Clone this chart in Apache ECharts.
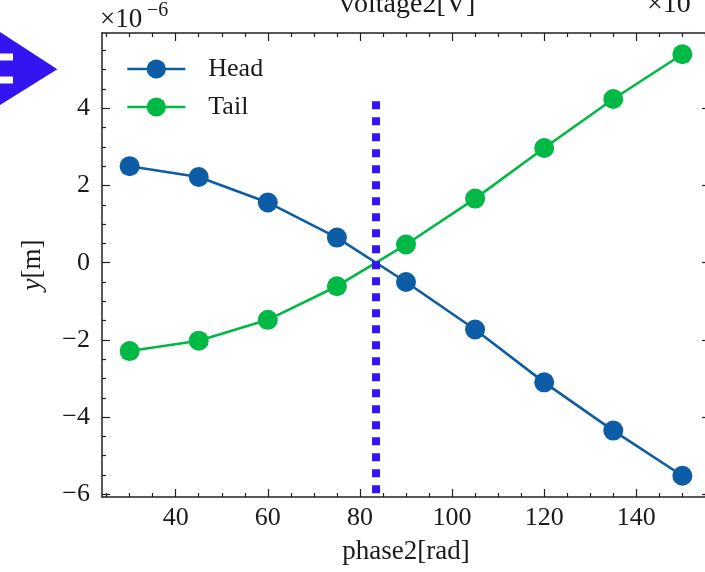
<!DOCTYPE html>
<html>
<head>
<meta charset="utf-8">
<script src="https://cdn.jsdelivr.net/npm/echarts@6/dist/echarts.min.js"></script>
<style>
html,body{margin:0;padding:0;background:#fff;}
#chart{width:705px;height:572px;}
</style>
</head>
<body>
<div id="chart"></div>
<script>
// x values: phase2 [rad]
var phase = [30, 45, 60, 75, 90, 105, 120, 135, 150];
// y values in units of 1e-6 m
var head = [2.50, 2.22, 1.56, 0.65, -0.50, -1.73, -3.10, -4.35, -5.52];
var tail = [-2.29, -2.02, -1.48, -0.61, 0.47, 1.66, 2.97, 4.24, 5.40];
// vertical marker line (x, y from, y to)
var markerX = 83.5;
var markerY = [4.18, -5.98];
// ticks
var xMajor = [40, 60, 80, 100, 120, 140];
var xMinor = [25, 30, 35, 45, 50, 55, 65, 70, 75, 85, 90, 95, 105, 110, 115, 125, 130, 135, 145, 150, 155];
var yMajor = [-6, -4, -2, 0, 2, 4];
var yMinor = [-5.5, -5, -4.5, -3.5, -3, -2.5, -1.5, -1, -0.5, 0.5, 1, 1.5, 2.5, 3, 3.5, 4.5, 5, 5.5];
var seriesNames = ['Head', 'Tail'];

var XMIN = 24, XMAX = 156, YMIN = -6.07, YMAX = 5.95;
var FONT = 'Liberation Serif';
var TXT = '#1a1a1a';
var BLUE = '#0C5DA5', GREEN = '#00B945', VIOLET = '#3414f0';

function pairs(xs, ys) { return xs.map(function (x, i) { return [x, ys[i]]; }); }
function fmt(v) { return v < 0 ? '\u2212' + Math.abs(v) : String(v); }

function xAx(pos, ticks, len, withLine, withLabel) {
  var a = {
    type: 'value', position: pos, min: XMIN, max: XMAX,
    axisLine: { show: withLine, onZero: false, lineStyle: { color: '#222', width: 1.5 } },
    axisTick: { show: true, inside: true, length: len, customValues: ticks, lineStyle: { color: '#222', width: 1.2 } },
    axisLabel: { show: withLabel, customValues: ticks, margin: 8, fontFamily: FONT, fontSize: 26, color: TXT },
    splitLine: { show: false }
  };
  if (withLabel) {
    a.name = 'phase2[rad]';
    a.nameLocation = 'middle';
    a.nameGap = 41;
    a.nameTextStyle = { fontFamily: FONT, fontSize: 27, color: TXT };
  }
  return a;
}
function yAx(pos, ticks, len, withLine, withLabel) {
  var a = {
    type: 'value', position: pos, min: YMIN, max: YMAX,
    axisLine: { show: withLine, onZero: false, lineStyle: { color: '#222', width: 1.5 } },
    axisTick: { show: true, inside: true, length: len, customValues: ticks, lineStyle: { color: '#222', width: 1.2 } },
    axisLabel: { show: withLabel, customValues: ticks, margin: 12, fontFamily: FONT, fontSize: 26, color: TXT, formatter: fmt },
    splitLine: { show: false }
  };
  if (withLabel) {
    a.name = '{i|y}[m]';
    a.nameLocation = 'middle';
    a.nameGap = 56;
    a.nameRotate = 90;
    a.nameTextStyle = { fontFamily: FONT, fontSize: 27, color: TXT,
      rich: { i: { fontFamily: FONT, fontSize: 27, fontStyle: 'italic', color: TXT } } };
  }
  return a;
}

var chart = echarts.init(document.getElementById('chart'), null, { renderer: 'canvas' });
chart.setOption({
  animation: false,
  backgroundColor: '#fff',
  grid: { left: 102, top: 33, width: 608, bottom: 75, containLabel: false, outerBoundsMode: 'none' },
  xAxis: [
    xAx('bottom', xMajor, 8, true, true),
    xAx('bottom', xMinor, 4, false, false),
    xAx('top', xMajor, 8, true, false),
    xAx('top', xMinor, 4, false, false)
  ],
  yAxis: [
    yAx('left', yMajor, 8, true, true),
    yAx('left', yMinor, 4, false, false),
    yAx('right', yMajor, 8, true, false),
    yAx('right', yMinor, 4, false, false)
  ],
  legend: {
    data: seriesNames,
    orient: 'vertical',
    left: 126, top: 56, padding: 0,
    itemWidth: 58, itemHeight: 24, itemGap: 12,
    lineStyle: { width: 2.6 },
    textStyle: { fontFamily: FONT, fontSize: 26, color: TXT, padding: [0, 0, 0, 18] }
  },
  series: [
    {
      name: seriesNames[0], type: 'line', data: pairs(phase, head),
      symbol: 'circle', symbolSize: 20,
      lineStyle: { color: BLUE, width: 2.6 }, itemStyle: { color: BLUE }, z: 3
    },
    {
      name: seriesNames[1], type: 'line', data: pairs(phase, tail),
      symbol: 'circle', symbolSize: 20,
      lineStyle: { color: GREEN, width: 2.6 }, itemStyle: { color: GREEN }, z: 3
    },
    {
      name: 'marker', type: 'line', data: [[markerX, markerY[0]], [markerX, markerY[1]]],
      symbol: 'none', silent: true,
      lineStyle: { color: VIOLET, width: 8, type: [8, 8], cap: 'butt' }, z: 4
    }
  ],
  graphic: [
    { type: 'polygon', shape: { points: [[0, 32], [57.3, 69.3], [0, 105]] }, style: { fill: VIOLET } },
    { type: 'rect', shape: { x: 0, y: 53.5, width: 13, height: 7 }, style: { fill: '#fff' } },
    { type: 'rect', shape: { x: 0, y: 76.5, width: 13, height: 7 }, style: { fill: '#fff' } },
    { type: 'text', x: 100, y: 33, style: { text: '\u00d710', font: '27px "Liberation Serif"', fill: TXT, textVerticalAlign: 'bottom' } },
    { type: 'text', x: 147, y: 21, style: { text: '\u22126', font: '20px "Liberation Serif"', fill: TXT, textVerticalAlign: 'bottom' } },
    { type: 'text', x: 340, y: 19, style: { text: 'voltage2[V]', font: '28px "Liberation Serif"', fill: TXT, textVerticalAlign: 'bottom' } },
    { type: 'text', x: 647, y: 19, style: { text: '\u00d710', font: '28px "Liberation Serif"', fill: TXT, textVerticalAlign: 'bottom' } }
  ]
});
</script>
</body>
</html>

# Given request
Extract, word for word, each line from the top of the data down to and including the line with "0 ? '\u2212'"; skip the pictures.

# Solved exercise
Clone this chart in Apache ECharts.
<!DOCTYPE html>
<html>
<head>
<meta charset="utf-8">
<script src="https://cdn.jsdelivr.net/npm/echarts@6/dist/echarts.min.js"></script>
<style>
html,body{margin:0;padding:0;background:#fff;}
#chart{width:705px;height:572px;}
</style>
</head>
<body>
<div id="chart"></div>
<script>
// x values: phase2 [rad]
var phase = [30, 45, 60, 75, 90, 105, 120, 135, 150];
// y values in units of 1e-6 m
var head = [2.50, 2.22, 1.56, 0.65, -0.50, -1.73, -3.10, -4.35, -5.52];
var tail = [-2.29, -2.02, -1.48, -0.61, 0.47, 1.66, 2.97, 4.24, 5.40];
// vertical marker line (x, y from, y to)
var markerX = 83.5;
var markerY = [4.18, -5.98];
// ticks
var xMajor = [40, 60, 80, 100, 120, 140];
var xMinor = [25, 30, 35, 45, 50, 55, 65, 70, 75, 85, 90, 95, 105, 110, 115, 125, 130, 135, 145, 150, 155];
var yMajor = [-6, -4, -2, 0, 2, 4];
var yMinor = [-5.5, -5, -4.5, -3.5, -3, -2.5, -1.5, -1, -0.5, 0.5, 1, 1.5, 2.5, 3, 3.5, 4.5, 5, 5.5];
var seriesNames = ['Head', 'Tail'];

var XMIN = 24, XMAX = 156, YMIN = -6.07, YMAX = 5.95;
var FONT = 'Liberation Serif';
var TXT = '#1a1a1a';
var BLUE = '#0C5DA5', GREEN = '#00B945', VIOLET = '#3414f0';

function pairs(xs, ys) { return xs.map(function (x, i) { return [x, ys[i]]; }); }
function fmt(v) { return v < 0 ? '\u2212' + Math.abs(v) : String(v); }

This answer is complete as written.